Fast RTP Retransmission for IPTV - Implementation and Evaluation

With the deployment of IPTV reliability for multicast is becoming an important research topic again. Even though it has been intensively investigated before, there is now an understanding of the deployment scenario and the application requirements that allows solutions to be evaluated in detail. We describe how to design a fast retransmission cache based on recent extensions of RTP. We have implemented a prototype intended for deployment in an access node and explain the necessary trade-offs in the design. The paper also contains a performance evaluation which shows the efficiency of the retransmission functionality to handle losses and its performance in congested networks.

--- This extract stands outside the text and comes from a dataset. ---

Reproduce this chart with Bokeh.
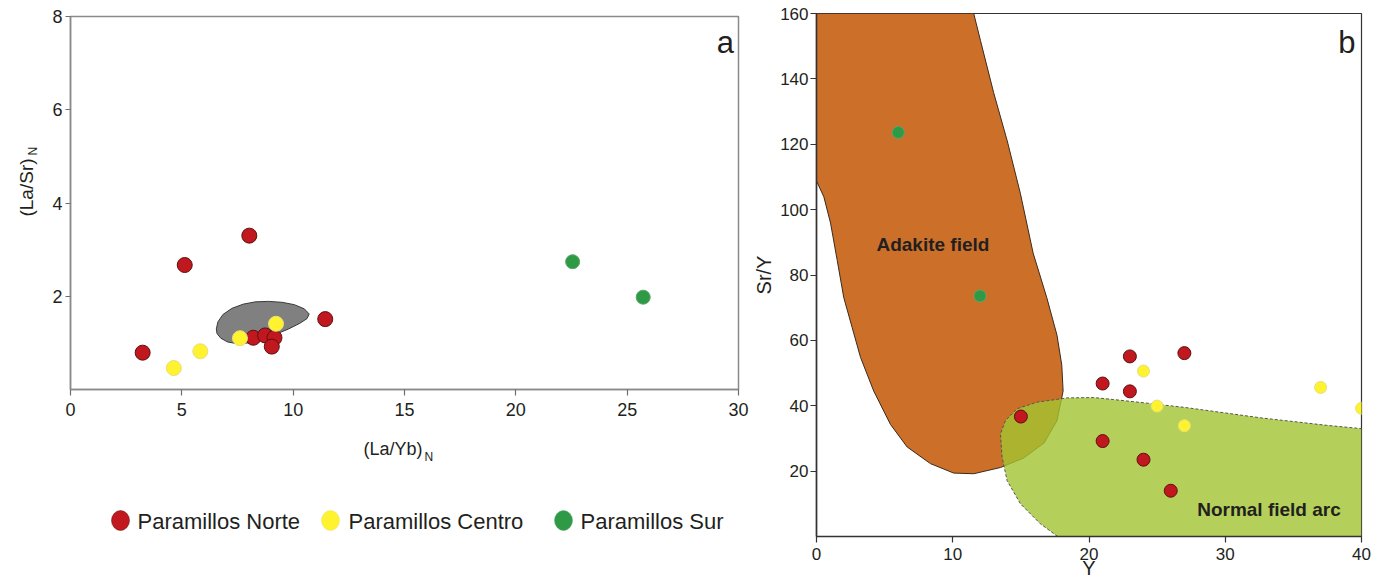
import math
from bokeh.plotting import figure
from bokeh.models import Range1d, FixedTicker, Label
from bokeh.layouts import row, column
from bokeh.embed import file_html
from bokeh.resources import INLINE
from bokeh.core.properties import value

FONT = "Liberation Sans"

# ---------------- Panel a data: (La/Yb)N vs (La/Sr)N ----------------
a_norte_layb = [3.24, 5.13, 8.03, 8.21, 8.74, 9.16, 9.04, 11.44]
a_norte_lasr = [0.79, 2.67, 3.30, 1.11, 1.16, 1.11, 0.92, 1.51]
a_centro_layb = [4.64, 5.83, 7.61, 9.23]
a_centro_lasr = [0.46, 0.82, 1.10, 1.41]
a_sur_layb = [22.55, 25.72]
a_sur_lasr = [2.74, 1.98]
gray_field_x = [6.55, 6.62, 6.85, 7.25, 7.75, 8.3, 8.9, 9.5, 10.05, 10.5, 10.72, 10.62,
                10.3, 9.8, 9.2, 8.6, 8.0, 7.5, 7.05, 6.75, 6.58]
gray_field_y = [1.30, 1.45, 1.61, 1.74, 1.83, 1.88, 1.89, 1.87, 1.82, 1.73, 1.62, 1.52,
                1.42, 1.30, 1.18, 1.08, 1.00, 0.98, 1.02, 1.10, 1.20]
a_xticks = [0, 5, 10, 15, 20, 25, 30]
a_yticks = [2, 4, 6, 8]

# ---------------- Panel b data: Y vs Sr/Y ----------------
b_norte_y = [15, 21, 21, 23, 23, 24, 26, 27]
b_norte_sry = [36.7, 29.2, 46.8, 55.1, 44.4, 23.5, 14.0, 56.1]
b_centro_y = [24, 25, 27, 37, 40]
b_centro_sry = [50.6, 39.9, 33.9, 45.6, 39.2]
b_sur_y = [6, 12]
b_sur_sry = [123.6, 73.6]
adakite_x = [0, 0, 0.54, 1.03, 1.52, 2.0, 2.62, 3.23, 4.2, 5.43, 6.65, 8.36, 10.07, 11.54,
             13.5, 15.2, 16.7, 17.65, 18.1, 18.0, 17.65, 16.9, 15.9, 14.96, 14.0, 13.0, 12.03, 11.54]
adakite_y = [160, 108.8, 103.9, 95.9, 84.5, 73.1, 63.9, 54.8, 44.5, 34.3, 27.4, 22.3, 19.4, 19.2,
             21.1, 24.0, 28.6, 35.4, 44.5, 52.5, 61.6, 73.1, 86.7, 105, 121, 135.8, 151.8, 160]
arc_x = [17.7, 16.43, 14.97, 13.99, 13.62, 13.5, 13.87, 14.72, 16.19, 18.39, 20.35, 21.8,
         24.26, 27.2, 32.6, 37.47, 40, 40]
arc_y = [0, 3.9, 10.0, 17.1, 24.3, 31.4, 35.5, 39.1, 41.1, 42.4, 42.5, 41.9,
         40.8, 39.4, 36.3, 34.0, 33.0, 0]
b_xticks = [0, 10, 20, 30, 40]
b_yticks = [20, 40, 60, 80, 100, 120, 140, 160]

legend_labels = ["Paramillos Norte", "Paramillos Centro", "Paramillos Sur"]

RED, RED_LINE = "#c0181e", "#5c1010"
YEL, YEL_LINE = "#fff22e", "#e9df7a"
GRN, GRN_LINE = "#2e9a46", "#5aa46a"
TXT = "#231f20"


def blank(p):
    p.grid.visible = False
    p.outline_line_color = None


# ---------------- y-title strip for panel a (canvas-pixel coordinates) ----------------
pyl = figure(width=40, height=583, output_backend="svg", toolbar_location=None,
             x_range=Range1d(0, 40), y_range=Range1d(536, 13),
             x_axis_type=None, y_axis_type=None,
             min_border_left=0, min_border_right=0, min_border_top=13, min_border_bottom=47)
blank(pyl)
pyl.text(x=[26], y=[187], text=["(La/Sr)"], angle=math.pi / 2, text_font=value(FONT),
         text_font_size="19px", text_color=TXT, text_align="center", text_baseline="alphabetic")
pyl.text(x=[32], y=[155], text=["N"], angle=math.pi / 2, text_font=value(FONT),
         text_font_size="12px", text_color=TXT, text_align="left", text_baseline="alphabetic")

# ---------------- Figure a ----------------
pa = figure(width=710, height=430, output_backend="svg", toolbar_location=None,
            x_range=Range1d(0, 30), y_range=Range1d(0, 8),
            min_border_left=30, min_border_right=12, min_border_top=16, min_border_bottom=41)
pa.grid.visible = False
pa.outline_line_color = "#8a8a8a"
pa.outline_line_width = 1.5
for ax in (pa.xaxis[0], pa.yaxis[0]):
    ax.axis_line_color = "#8a8a8a"
    ax.axis_line_width = 1.5
    ax.major_tick_line_color = "#6f6f6f"
    ax.major_tick_line_width = 1.2
    ax.minor_tick_line_color = None
    ax.major_tick_in = 0
    ax.major_label_text_font = FONT
    ax.major_label_text_font_size = "18px"
    ax.major_label_text_color = TXT
pa.xaxis.ticker = FixedTicker(ticks=a_xticks)
pa.yaxis.ticker = FixedTicker(ticks=a_yticks)
pa.xaxis.major_tick_out = 6
pa.xaxis.major_label_standoff = 7
pa.yaxis.major_tick_out = 5
pa.yaxis.major_label_standoff = 3

pa.patch(gray_field_x, gray_field_y, fill_color="#808080", line_color="#3a3a3a", line_width=1)
pa.scatter(a_norte_layb, a_norte_lasr, size=15, fill_color=RED, line_color=RED_LINE, line_width=1)
pa.scatter(a_centro_layb, a_centro_lasr, size=15, fill_color=YEL, line_color=YEL_LINE, line_width=1)
pa.scatter(a_sur_layb, a_sur_lasr, size=14, fill_color=GRN, line_color=GRN_LINE, line_width=1)

pa.add_layout(Label(x=29.8, y=7.44, text="a", text_align="right", text_baseline="alphabetic",
                    text_font=FONT, text_font_size="31px", text_color=TXT))

# ---------------- x-title + legend strip under panel a (canvas-pixel coordinates) ----------------
pl = figure(width=710, height=153, output_backend="svg", toolbar_location=None,
            x_range=Range1d(70, 738), y_range=Range1d(583, 430),
            x_axis_type=None, y_axis_type=None,
            min_border_left=30, min_border_right=12, min_border_top=0, min_border_bottom=0)
blank(pl)
pl.text(x=[363], y=[448], text=["(La/Yb)"], text_font=value(FONT), text_font_size="18px",
        text_color=TXT, text_align="left", text_baseline="alphabetic")
pl.text(x=[424], y=[456], text=["N"], text_font=value(FONT), text_font_size="12px",
        text_color=TXT, text_align="left", text_baseline="alphabetic")
leg_x = [120, 330, 563]
leg_tx = [137, 348, 580]
leg_colors = [RED, YEL, GRN]
leg_lines = [RED_LINE, YEL_LINE, GRN_LINE]
pl.ellipse(x=leg_x, y=[520] * 3, width=18, height=20, fill_color=leg_colors,
           line_color=leg_lines, line_width=0.5)
pl.text(x=leg_tx, y=[521] * 3, text=legend_labels, text_font=value(FONT),
        text_font_size="22px", text_color=TXT, text_align="left", text_baseline="middle")

# ---------------- Figure b ----------------
pb = figure(width=634, height=583, output_backend="svg", toolbar_location=None,
            x_range=Range1d(0, 40), y_range=Range1d(0, 160),
            min_border_left=66, min_border_right=23, min_border_top=13, min_border_bottom=47,
            x_axis_label="Y", y_axis_label="Sr/Y")
pb.grid.visible = False
pb.outline_line_color = "#333333"
pb.outline_line_width = 1.2
for ax in (pb.xaxis[0], pb.yaxis[0]):
    ax.axis_line_color = "#333333"
    ax.axis_line_width = 1.6
    ax.major_tick_line_color = "#333333"
    ax.major_tick_line_width = 1.2
    ax.minor_tick_line_color = None
    ax.major_tick_in = 0
    ax.major_tick_out = 6
    ax.major_label_text_font = FONT
    ax.major_label_text_font_size = "17px"
    ax.major_label_text_color = TXT
    ax.axis_label_text_font = FONT
    ax.axis_label_text_font_size = "20px"
    ax.axis_label_text_font_style = "normal"
    ax.axis_label_text_color = TXT
pb.xaxis.ticker = FixedTicker(ticks=b_xticks)
pb.yaxis.ticker = FixedTicker(ticks=b_yticks)
pb.xaxis.major_label_standoff = 5
pb.xaxis.axis_label_standoff = -6
pb.yaxis.major_label_standoff = 2
pb.yaxis.axis_label_standoff = 2

pb.patch(adakite_x, adakite_y, fill_color="#cc7029", line_color="#3b2a1c", line_width=1)
pb.patch(arc_x, arc_y, fill_color="#a2c431", fill_alpha=0.8, line_color="#555555",
         line_width=1, line_dash="3 2")
pb.scatter(b_sur_y, b_sur_sry, size=12, fill_color=GRN, line_color=GRN_LINE, line_width=1)
pb.scatter(b_norte_y, b_norte_sry, size=13, fill_color=RED, line_color=RED_LINE, line_width=1)
pb.scatter(b_centro_y, b_centro_sry, size=12, fill_color=YEL, line_color=YEL_LINE, line_width=1)

pb.add_layout(Label(x=4.4, y=89.2, text="Adakite field", text_align="left",
                    text_baseline="alphabetic", text_font=FONT, text_font_size="19px",
                    text_font_style="bold", text_color=TXT))
pb.add_layout(Label(x=27.94, y=8.3, text="Normal field arc", text_align="left",
                    text_baseline="alphabetic", text_font=FONT, text_font_size="19px",
                    text_font_style="bold", text_color=TXT))
pb.add_layout(Label(x=39.56, y=151.0, text="b", text_align="right", text_baseline="alphabetic",
                    text_font=FONT, text_font_size="31px", text_color=TXT))

layout = row(pyl, column(pa, pl), pb)
open("out.html", "w").write(file_html(layout, INLINE))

Single-service quality differentiation

This paper proposes a scheme for quality of service differentiation for single-service networks that is based on the use of two separate forms of traffic control at the transport layer: Streams are controlled by means of probe-based admission control and elastic flows are controlled by TCP. The controls allow separation of traffic into two distinct service classes. The stream class is designed to provide a consistent quality for interactive audiovisual communication, as favored by human perception. It is responsive to load variations as an aggregate through blocking of sessions, while TCP is responsive on the flow level. Streams can be isolated against disturbances from probes and TCP flows by means of error-control coding. We show that the two traffic controls can coexist without starvation, and the proposed scheme might thus provide a first step towards differentiated services end-to-end.